WORK REQUIRED
Identify every line containing the word "matplotlib" and reproduce each one.

==*==

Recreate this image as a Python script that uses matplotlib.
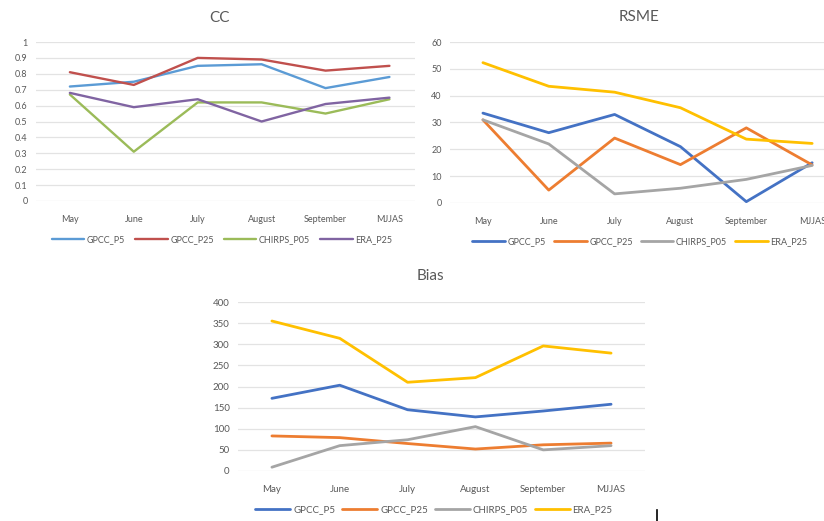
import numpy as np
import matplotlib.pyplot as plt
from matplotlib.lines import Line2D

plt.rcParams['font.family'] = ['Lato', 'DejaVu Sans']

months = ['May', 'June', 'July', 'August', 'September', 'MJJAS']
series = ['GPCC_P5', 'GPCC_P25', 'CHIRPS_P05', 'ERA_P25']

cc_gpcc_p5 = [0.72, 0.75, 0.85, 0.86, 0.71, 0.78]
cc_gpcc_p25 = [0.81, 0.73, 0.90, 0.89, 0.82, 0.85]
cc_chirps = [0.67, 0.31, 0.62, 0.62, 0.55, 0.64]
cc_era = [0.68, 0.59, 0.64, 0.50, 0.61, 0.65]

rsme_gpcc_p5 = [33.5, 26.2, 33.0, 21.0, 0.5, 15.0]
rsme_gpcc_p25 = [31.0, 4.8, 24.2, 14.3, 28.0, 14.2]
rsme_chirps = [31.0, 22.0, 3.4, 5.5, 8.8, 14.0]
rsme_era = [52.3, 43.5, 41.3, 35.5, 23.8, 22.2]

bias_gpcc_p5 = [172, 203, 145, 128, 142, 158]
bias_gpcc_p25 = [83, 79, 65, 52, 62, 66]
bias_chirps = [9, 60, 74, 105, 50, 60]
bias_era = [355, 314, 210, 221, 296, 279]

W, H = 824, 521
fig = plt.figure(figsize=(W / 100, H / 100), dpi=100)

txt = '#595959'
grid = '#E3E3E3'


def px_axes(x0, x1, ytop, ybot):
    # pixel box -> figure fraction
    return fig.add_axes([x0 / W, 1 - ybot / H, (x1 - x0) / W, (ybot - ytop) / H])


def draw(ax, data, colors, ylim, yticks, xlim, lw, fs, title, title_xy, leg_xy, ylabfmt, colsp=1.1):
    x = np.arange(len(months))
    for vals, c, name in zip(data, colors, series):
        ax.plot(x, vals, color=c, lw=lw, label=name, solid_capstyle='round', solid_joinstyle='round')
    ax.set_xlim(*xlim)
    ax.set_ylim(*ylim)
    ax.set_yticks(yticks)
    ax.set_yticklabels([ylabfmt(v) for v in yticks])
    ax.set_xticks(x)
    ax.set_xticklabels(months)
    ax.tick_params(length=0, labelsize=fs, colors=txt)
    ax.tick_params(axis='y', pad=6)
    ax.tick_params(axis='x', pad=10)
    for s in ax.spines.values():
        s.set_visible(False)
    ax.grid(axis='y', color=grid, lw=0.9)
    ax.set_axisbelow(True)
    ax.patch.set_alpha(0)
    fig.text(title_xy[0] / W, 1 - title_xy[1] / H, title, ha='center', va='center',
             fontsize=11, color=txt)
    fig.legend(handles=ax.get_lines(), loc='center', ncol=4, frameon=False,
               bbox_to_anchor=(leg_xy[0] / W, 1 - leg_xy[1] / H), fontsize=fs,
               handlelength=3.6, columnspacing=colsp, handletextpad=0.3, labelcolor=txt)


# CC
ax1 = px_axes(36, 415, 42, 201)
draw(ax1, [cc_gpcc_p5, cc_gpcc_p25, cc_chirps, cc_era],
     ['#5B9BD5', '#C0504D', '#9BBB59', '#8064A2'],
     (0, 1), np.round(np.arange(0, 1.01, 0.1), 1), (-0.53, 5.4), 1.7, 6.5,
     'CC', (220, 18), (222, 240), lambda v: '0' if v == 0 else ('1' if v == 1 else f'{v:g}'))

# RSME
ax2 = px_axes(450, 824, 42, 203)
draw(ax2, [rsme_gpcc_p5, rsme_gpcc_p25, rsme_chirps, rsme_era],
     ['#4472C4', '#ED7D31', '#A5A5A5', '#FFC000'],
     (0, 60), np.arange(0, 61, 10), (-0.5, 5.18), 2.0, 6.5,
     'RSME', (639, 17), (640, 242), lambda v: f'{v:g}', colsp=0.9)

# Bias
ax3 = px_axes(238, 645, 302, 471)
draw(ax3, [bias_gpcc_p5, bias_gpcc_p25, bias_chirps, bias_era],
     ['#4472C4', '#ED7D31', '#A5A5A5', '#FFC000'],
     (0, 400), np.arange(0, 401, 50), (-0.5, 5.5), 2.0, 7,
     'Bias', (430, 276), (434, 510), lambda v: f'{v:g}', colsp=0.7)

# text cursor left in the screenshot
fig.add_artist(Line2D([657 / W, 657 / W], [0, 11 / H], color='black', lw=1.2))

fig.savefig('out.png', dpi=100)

==*==

REPLY TO THE EXERCISE
Recreate this image as a Python script that uses matplotlib.
import matplotlib.pyplot as plt
from matplotlib.lines import Line2D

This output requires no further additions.